Spanish born philosopher George Santayana is quoted as saying, “Those who cannot remember the past are condemned to repeat it.” I fear that our collective failure to educate our children about the history of world tyranny may condemn them to repeat it.

A small but vocal group, led by a former California resident, has undertaken to promote a national campaign, called the “Judicial Accountability Initiative Law” (J.A.I.L.), which they call “JAIL for Judges”. They advocate statewide referendums patterned after an unsuccessful initiative originally advanced in California. Under the “JAIL for Judges” initiative, judicial immunity would be sharply curtailed.

Further, statewide grand juries would be impaneled to consider civil and criminal actions brought against judges by those who disagree with their conduct or decisions. Jurors on these special grand juries would judge all facts and law with regard to civil and criminal actions against judges. The qualifications to serve on a “special grand jury” include: (1) having reached the age of 30, (2) nine years as citizen of the United States, and (3) two years a citizen of the state. Excluded from service would be judges, law enforcement personnel, elected or appointed officials, and lawyers, among others.

Angry citizens, untrained in the law, sitting as judge and jury of those who they despise.
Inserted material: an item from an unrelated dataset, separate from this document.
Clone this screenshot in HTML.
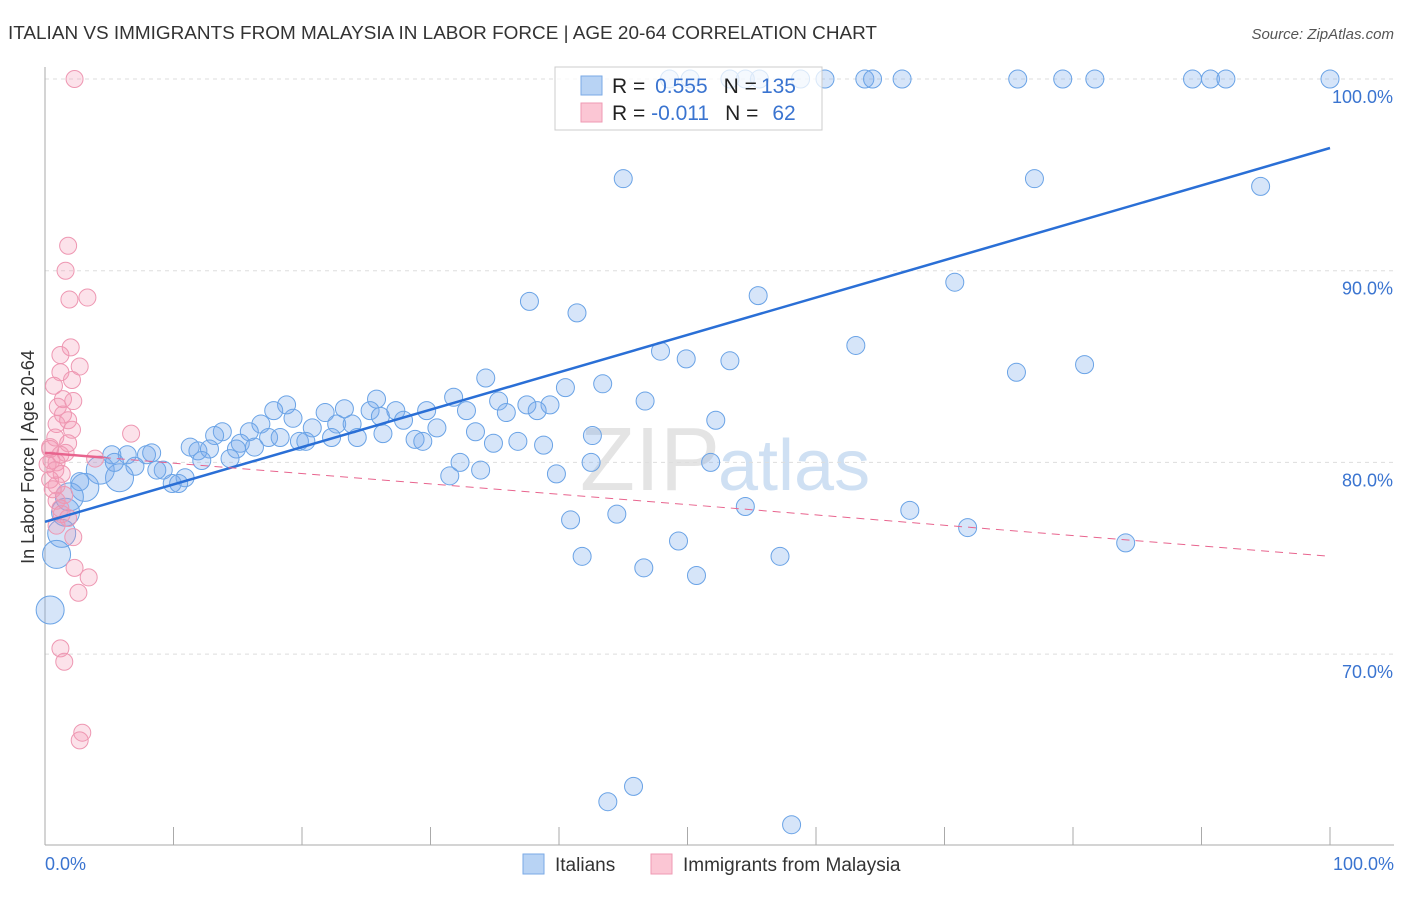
<!DOCTYPE html>
<html><head><meta charset="utf-8"><style>
body{margin:0;background:#fff;font-family:"Liberation Sans",sans-serif}
svg text{font-family:"Liberation Sans",sans-serif}
</style></head><body>
<svg id="c" width="1406" height="892">
<text x="8" y="39" font-size="18" fill="#333" textLength="869" lengthAdjust="spacingAndGlyphs">ITALIAN VS IMMIGRANTS FROM MALAYSIA IN LABOR FORCE | AGE 20-64 CORRELATION CHART</text>
<text x="1394" y="39" font-size="15" fill="#555" font-style="italic" text-anchor="end">Source: ZipAtlas.com</text>
<text x="720" y="490" font-size="90" fill="#e4e4e4" text-anchor="end" font-family="Liberation Serif">ZIP</text>
<text x="718" y="490" font-size="72" fill="#cfe0f3">atlas</text>
<text transform="translate(34,457) rotate(-90)" font-size="18" fill="#333" text-anchor="middle">In Labor Force | Age 20-64</text>
<g id="grid"></g><g id="axes"></g><g id="pts"></g><g id="trend"></g>
<g>
<rect x="555" y="67" width="267" height="63" fill="rgba(255,255,255,0.75)" stroke="#ccc"/>
<rect x="581" y="76" width="21" height="19" fill="#b8d3f4" stroke="#7aaae6"/>
<rect x="581" y="103" width="21" height="19" fill="#fbc6d4" stroke="#ef9ab3"/>
<text x="612" y="93" font-size="21" fill="#222">R = <tspan fill="#3a74d0" dx="4">0.555</tspan><tspan dx="16" fill="#222">N =</tspan><tspan dx="4" fill="#3a74d0">135</tspan></text>
<text x="612" y="120" font-size="21" fill="#222">R = <tspan fill="#3a74d0" dx="0">-0.011</tspan><tspan dx="16" fill="#222">N =</tspan><tspan dx="14" fill="#3a74d0">62</tspan></text>
</g>
<g>
<rect x="523" y="854" width="21" height="20" fill="#b8d3f4" stroke="#7aaae6"/>
<text x="555" y="871" font-size="19" fill="#333">Italians</text>
<rect x="651" y="854" width="21" height="20" fill="#fbc6d4" stroke="#ef9ab3"/>
<text x="683" y="871" font-size="19" fill="#333">Immigrants from Malaysia</text>
</g>
</svg>
<script>
const yTicks=[100,90,80,70];
const yTickLabels=["100.0%","90.0%","80.0%","70.0%"];
const xTickLabels=["0.0%","100.0%"];
const blueX=[48.6,50.2,53.3,54.5,55.6,58.8,60.7,63.8,64.4,66.7,75.7,79.2,81.7,89.3,90.7,91.9,100,45.0,77.0,94.6,37.7,41.4,55.5,70.8,63.1,47.9,49.9,53.3,75.6,80.9,34.3,43.4,40.5,46.7,52.2,25.8,31.8,35.3,37.5,39.3,18.8,17.8,21.8,23.3,25.3,27.3,29.7,32.8,35.9,38.3,19.3,16.8,20.8,22.7,23.9,26.1,27.9,30.5,33.5,13.8,15.9,13.2,17.4,18.3,19.8,20.3,22.3,24.3,26.3,28.8,29.4,34.9,36.8,38.8,42.6,15.2,16.3,11.3,11.9,12.8,14.9,14.4,12.2,7.9,8.3,6.4,5.2,7.0,9.2,8.7,10.9,9.9,10.4,32.3,31.5,33.9,39.8,42.5,51.8,40.9,44.5,49.3,54.5,67.3,71.8,84.1,41.8,46.6,50.7,57.2,43.8,45.8,58.1,4.3,5.8,3.1,1.9,1.6,1.3,0.9,0.4,2.7,5.4];
const blueY=[100,100,100,100,100,100,100,100,100,100,100,100,100,100,100,100,100,94.8,94.8,94.4,88.4,87.8,88.7,89.4,86.1,85.8,85.4,85.3,84.7,85.1,84.4,84.1,83.9,83.2,82.2,83.3,83.4,83.2,83.0,83.0,83.0,82.7,82.6,82.8,82.7,82.7,82.7,82.7,82.6,82.7,82.3,82.0,81.8,82.0,82.0,82.4,82.2,81.8,81.6,81.6,81.6,81.4,81.3,81.3,81.1,81.1,81.3,81.3,81.5,81.2,81.1,81.0,81.1,80.9,81.4,81.0,80.8,80.8,80.6,80.7,80.7,80.2,80.1,80.4,80.5,80.4,80.4,79.8,79.6,79.6,79.2,78.9,78.9,80.0,79.3,79.6,79.4,80.0,80.0,77.0,77.3,75.9,77.7,77.5,76.6,75.8,75.1,74.5,74.1,75.1,62.3,63.1,61.1,79.6,79.2,78.7,78.2,77.4,76.3,75.2,72.3,79.0,80.0];
const blueBig=[4.3,5.8,3.1,1.9,1.6,1.3,0.9,0.4];
const pinkX=[2.3,1.8,1.6,1.9,3.3,2.0,1.2,2.7,1.2,2.1,0.7,1.4,2.2,1.0,1.4,1.8,0.9,2.1,6.7,0.8,1.8,0.4,1.2,0.5,0.9,0.2,0.8,1.3,0.4,0.9,0.6,1.5,0.9,1.2,1.3,1.8,0.9,2.2,2.3,3.4,2.6,1.2,1.5,2.9,2.7,3.9,0.4,1.6];
const pinkY=[100,91.3,90.0,88.5,88.6,86.0,85.6,85.0,84.7,84.3,84.0,83.3,83.2,82.9,82.5,82.2,82.0,81.7,81.5,81.3,81.0,80.7,80.4,80.1,80.0,79.9,79.6,79.4,79.1,78.8,78.6,78.3,78.0,77.6,77.3,77.1,76.7,76.1,74.5,74.0,73.2,70.3,69.6,65.9,65.5,80.2,80.8,80.5];
const blueTrend=[76.9,96.4];
const pinkTrend=[80.5,75.1];
const NS="http://www.w3.org/2000/svg";
const X=v=>45+v*12.85, Y=v=>79+(100-v)*19.17;
function mk(t,a,p){const e=document.createElementNS(NS,t);for(const k in a)e.setAttribute(k,a[k]);document.getElementById(p).appendChild(e);return e;}
yTicks.forEach((t,i)=>{
 const l=mk('line',{x1:45,x2:1394,y1:Y(t),y2:Y(t),stroke:'#ddd','stroke-dasharray':'4,4'},'grid');
 
 
 const tx=mk('text',{x:1393,y:Y(t)+24,'font-size':18,fill:'#3a74d0','text-anchor':'end'},'grid');tx.textContent=yTickLabels[i];
 
 
});
mk('line',{x1:45,x2:45,y1:67,y2:845,stroke:'#aaa'},'axes');
mk('line',{x1:45,x2:1394,y1:845,y2:845,stroke:'#aaa'},'axes');
for(let i=0;i<=10;i++){const t=mk('line',{x1:X(i*10),x2:X(i*10),y1:827,y2:845,stroke:'#aaa'},'axes');
 
 }
[[0,'start',45],[100,'end',1394]].forEach((d,i)=>{const t=mk('text',{x:d[2],y:870,'font-size':18,fill:'#3a74d0','text-anchor':d[1]},'axes');t.textContent=xTickLabels[i];
 
 });
blueX.forEach((x,i)=>{const big=blueBig.includes(x)&&i>=blueX.length-10;
 const c=mk('circle',{cx:X(x),cy:Y(blueY[i]),r:big?14:9,fill:'rgba(120,170,235,0.3)',stroke:'#6aa3e6','stroke-width':1},'pts');
 
 });
pinkX.forEach((x,i)=>{const c=mk('circle',{cx:X(x),cy:Y(pinkY[i]),r:8.5,fill:'rgba(245,150,180,0.28)',stroke:'#ee97b2','stroke-width':1},'pts');
 
 });
const bt=mk('line',{x1:X(0),y1:Y(blueTrend[0]),x2:X(100),y2:Y(blueTrend[1]),stroke:'#2a6fd6','stroke-width':2.5},'trend');


const py=v=>pinkTrend[0]+(pinkTrend[1]-pinkTrend[0])*v/100;
const p1=mk('line',{x1:X(0),y1:Y(py(0)),x2:X(4.5),y2:Y(py(4.5)),stroke:'#e8648e','stroke-width':2.5},'trend');


const p2=mk('line',{x1:X(4.5),y1:Y(py(4.5)),x2:X(100),y2:Y(py(100)),stroke:'#e8648e','stroke-width':1,'stroke-dasharray':'8,6'},'trend');


</script>
</body></html>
To me, this sounds remarkably similar to the Committee for Public Safety that was the de facto government of France during the Reign of Terror of the French Revolution. That comparison might not be appreciated, however, by high school students who know everything about Julia Roberts, but nothing about John Roberts.

To those of us who understand and respect the rule of law, “JAIL for Judges” sounds like the stuff of a late night comedy monologue. The joke may be on us, however, since this very proposal is listed for a referendum vote in South Dakota in November of this year.

Our celebration of Law Day must include more than saluting our flag, and polite dinner conversation. As citizens, and particularly as lawyers, we must reaffirm our commitment to the rule of law, and to three co-equal branches of government. We must speak out, and speak out loudly, against any attempt to weaken our third branch of government. If we fail, we may learn that de Tocqueville was right, and that, by lessening the independence of the judiciary, we have attacked the democratic republic itself.